State v. Muller

693 So.2d 976 (1997)

STATE of Florida, Appellant,
v.
Raymond G. MULLER, Appellee.

No. 88221.

Supreme Court of Florida.

May 15, 1997.

*977 Robert A. Butterworth, Attorney General and Patricia E. Davenport, Assistant Attorney General, Tampa, and Bernie McCabe, State Attorney and C. Marie King, Assistant State Attorney, Clearwater, for Appellant.

Robert E. Jagger, Public Defender and Anne M. Sylvester, Sixth Judicial Circuit, New Port Richey, for Appellee.

GRIMES, Justice.

The State appeals the decision in State v. Muller, 681 So.2d 725 (Fla. 2d DCA 1996), declaring section 316.193(6)(d), Florida Statutes (1993), to be unconstitutionally vague. We have jurisdiction. Art. V, § 3(b)(1), Fla. Const.

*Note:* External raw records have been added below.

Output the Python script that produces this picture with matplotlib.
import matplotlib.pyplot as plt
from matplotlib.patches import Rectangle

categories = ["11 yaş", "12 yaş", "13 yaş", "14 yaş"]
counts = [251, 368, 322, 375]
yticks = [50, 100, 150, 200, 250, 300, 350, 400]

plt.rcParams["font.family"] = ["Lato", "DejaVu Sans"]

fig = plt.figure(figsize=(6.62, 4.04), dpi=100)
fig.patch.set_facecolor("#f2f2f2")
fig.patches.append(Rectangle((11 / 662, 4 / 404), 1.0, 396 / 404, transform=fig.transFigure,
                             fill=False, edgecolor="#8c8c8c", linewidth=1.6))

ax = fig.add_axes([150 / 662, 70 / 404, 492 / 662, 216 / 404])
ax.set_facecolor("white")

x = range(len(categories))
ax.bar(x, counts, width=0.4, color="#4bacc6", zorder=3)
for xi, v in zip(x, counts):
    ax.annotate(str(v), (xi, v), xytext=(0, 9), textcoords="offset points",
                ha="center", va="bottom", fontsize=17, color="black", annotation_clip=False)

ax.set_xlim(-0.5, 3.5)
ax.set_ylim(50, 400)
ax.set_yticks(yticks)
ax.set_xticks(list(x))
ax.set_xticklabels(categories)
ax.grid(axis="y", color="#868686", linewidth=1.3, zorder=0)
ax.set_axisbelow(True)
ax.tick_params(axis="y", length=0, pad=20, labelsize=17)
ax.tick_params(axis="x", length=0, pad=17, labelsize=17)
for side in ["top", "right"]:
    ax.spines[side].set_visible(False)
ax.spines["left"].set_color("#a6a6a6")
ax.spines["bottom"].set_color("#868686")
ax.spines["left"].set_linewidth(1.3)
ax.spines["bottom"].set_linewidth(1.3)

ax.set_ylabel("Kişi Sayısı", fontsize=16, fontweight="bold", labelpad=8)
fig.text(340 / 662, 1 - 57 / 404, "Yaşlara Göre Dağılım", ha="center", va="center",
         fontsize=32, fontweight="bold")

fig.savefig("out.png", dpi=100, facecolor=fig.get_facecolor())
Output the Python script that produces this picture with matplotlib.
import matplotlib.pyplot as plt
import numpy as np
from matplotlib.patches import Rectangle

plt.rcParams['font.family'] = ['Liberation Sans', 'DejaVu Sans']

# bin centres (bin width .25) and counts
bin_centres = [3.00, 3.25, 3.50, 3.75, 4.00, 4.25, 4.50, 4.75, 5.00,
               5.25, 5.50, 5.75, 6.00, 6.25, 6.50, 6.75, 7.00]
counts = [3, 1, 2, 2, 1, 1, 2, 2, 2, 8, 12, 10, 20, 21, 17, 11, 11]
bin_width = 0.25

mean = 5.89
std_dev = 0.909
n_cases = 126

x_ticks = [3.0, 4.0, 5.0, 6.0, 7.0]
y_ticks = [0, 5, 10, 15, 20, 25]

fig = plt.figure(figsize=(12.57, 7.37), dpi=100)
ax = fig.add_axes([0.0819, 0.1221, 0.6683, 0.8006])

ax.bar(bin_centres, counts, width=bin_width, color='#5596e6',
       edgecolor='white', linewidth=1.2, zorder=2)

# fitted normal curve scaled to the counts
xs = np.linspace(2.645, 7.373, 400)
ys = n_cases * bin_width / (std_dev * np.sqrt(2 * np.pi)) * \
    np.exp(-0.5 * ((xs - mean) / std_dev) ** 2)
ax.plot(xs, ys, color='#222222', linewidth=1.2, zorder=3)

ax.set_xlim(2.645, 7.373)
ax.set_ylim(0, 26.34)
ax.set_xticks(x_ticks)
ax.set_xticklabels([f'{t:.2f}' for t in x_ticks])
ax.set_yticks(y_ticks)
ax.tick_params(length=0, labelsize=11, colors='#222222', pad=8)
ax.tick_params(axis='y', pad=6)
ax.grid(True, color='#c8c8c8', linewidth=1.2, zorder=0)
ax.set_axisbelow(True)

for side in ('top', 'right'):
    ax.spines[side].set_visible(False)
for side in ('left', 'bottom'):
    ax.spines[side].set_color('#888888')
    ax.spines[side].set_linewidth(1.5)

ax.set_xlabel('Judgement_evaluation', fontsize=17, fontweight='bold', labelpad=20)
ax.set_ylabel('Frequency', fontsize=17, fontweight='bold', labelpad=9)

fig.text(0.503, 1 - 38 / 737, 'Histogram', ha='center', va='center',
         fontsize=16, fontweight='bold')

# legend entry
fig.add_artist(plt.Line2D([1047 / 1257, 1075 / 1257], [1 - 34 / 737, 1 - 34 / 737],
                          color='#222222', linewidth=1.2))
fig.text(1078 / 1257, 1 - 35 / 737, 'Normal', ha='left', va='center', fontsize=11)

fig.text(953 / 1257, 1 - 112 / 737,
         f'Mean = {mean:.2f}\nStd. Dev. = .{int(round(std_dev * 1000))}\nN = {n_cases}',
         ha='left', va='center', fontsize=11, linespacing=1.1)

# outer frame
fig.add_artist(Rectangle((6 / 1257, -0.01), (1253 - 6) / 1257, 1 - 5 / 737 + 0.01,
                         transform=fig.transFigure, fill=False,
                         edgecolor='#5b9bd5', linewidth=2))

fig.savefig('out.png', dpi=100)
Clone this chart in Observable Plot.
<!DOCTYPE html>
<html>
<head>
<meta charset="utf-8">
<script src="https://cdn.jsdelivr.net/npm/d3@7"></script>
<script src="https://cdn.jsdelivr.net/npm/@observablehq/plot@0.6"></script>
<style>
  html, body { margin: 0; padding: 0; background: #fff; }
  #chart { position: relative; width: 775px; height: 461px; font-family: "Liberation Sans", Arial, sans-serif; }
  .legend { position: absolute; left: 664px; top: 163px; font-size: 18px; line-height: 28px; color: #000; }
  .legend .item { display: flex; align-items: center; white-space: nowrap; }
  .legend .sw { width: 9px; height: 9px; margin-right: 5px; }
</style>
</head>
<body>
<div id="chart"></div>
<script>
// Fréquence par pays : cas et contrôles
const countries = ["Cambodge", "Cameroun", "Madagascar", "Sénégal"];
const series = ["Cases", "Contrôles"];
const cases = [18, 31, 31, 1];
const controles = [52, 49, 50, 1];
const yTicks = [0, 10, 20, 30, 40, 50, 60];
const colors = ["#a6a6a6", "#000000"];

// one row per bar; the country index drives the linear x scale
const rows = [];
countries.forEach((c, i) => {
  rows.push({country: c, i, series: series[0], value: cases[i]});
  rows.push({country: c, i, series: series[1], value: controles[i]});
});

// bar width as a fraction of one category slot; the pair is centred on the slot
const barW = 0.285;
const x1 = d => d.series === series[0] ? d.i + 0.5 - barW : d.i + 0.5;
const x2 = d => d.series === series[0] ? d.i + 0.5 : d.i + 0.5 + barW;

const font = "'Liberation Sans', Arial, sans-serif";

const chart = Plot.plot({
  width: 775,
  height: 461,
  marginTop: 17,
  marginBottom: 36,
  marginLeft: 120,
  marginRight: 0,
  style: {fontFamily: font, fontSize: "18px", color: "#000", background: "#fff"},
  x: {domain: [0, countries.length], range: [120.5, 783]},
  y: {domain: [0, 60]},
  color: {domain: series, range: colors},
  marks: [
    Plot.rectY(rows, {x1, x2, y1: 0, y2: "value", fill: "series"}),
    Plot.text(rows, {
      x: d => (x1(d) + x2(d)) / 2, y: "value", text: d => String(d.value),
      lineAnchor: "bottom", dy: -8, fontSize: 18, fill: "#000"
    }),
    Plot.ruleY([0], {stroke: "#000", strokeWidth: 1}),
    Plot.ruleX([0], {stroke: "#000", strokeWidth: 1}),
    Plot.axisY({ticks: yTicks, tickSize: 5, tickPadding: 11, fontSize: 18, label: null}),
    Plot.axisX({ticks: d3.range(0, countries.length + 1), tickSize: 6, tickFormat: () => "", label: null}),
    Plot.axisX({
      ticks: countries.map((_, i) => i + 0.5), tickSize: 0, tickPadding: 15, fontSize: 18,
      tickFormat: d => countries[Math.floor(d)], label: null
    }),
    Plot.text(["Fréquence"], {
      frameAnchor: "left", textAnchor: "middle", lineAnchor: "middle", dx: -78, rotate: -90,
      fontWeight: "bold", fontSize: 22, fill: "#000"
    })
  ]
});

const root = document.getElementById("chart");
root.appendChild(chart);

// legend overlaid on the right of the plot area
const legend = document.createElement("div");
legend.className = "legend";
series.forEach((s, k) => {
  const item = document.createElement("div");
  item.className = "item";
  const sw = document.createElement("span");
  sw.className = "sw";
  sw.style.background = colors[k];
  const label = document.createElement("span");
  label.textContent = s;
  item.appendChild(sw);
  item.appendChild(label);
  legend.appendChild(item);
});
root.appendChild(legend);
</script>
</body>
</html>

Section 316.193(6)(d), which is a subdivision of the driving under the influence (DUI) statute, reads in pertinent part:

(d) In addition to the penalty imposed under paragraph (a), paragraph (b), or paragraph (c), the court shall also order the impoundment or immobilization of the vehicle that was driven by, or in the actual physical control of, the person who is convicted, unless the court finds that the family of the owner of the vehicle has no other public or private means of transportation.

The length of the impoundment or immobilization depends upon the extent of previous DUI convictions.

Raymond Muller was arrested for DUI. Muller pled no contest and was placed on probation after being adjudicated guilty. The trial court declined to impose the additional penalty of vehicle impoundment, finding that the impoundment provision was unconstitutional.

The State appealed the trial court's determination of the statute's unconstitutionality. The district court of appeal affirmed, reasoning that section 316.193(6)(d) was unconstitutionally vague because it provides no mechanism for enforcement and fails to define "immobilization."

A statute is generally considered vague if it does not give people of ordinary intelligence fair notice of what constitutes forbidden conduct. Warren v. State, 572 So.2d 1376 (Fla.1991). In analyzing section 316.193(6)(d), the district court of appeal attempted to fit its holding into the traditional vagueness analysis by citing to Bouters v. State, 659 So.2d 235 (Fla.1995). However, the issue in Bouters was whether the statutory definition of "harasses" in the stalking statute provided defendants with adequate notice of what conduct was proscribed. In contrast to the statute challenged in Bouters, section 316.193(6)(d) does not delineate prohibited conduct.

Section 316.193(6)(d) merely sets forth an additional penalty of vehicle impoundment. The subsection itself provides notice that upon a conviction of DUI, the driver's vehicle will be impounded. See State v. Ginn, 660 So.2d 1118 (Fla. 4th DCA 1995) *978 (drivers are given notice of impoundment in the same way that they have notice that they can be fined and jailed if convicted of DUI), review denied, 669 So.2d 251 (Fla.1996). The concern of the district court of appeal with respect to who will be effecting the impoundment is of no import to the DUI defendant facing the impoundment and does not rise to the level of a constitutional violation.[1] In addition, we cannot agree that the absence of a definition of "immobilization" renders the statute unconstitutionally vague. The fact that his or her vehicle is rendered immobile with a locking device as an alternative to impoundment should come as no surprise to one convicted of DUI.

Muller does not seriously argue that the statute is unconstitutional for the reasons discussed by the district court of appeal. Rather, Muller's main contention is that the impoundment law violates the dueprocess rights of nondefendant owners. However, as noted by the court below, Muller lacks standing to raise this claim, as he owned the vehicle used in the crime. Broadrick v. Oklahoma, 413 U.S. 601, 610, 93 S.Ct. 2908, 2914-15, 37 L.Ed.2d 830 (1973). We also reject Muller's contention that the impoundment law violates his equal protection rights because it treats defendant-owners, defendant-borrowers, and defendant-lessees differently. The classifications created by the statute clearly bear a rational relationship to a legitimate State objective.

Accordingly, we hold that section 316.193(6)(d) is not unconstitutionally vague and reverse the decision of the district court of appeal.

It is so ordered.

KOGAN, C.J., and OVERTON, SHAW, HARDING, WELLS and ANSTEAD, JJ., concur.

NOTES

[1] We note in passing that section 30.15, Florida Statutes (1993), provides that the sheriff shall execute all process of the county court. See Cassady v. Sholtz, 124 Fla. 718, 169 So. 487 (1936) (duty of sheriff to execute process includes levying of writ of attachment and delivering personal property for sale).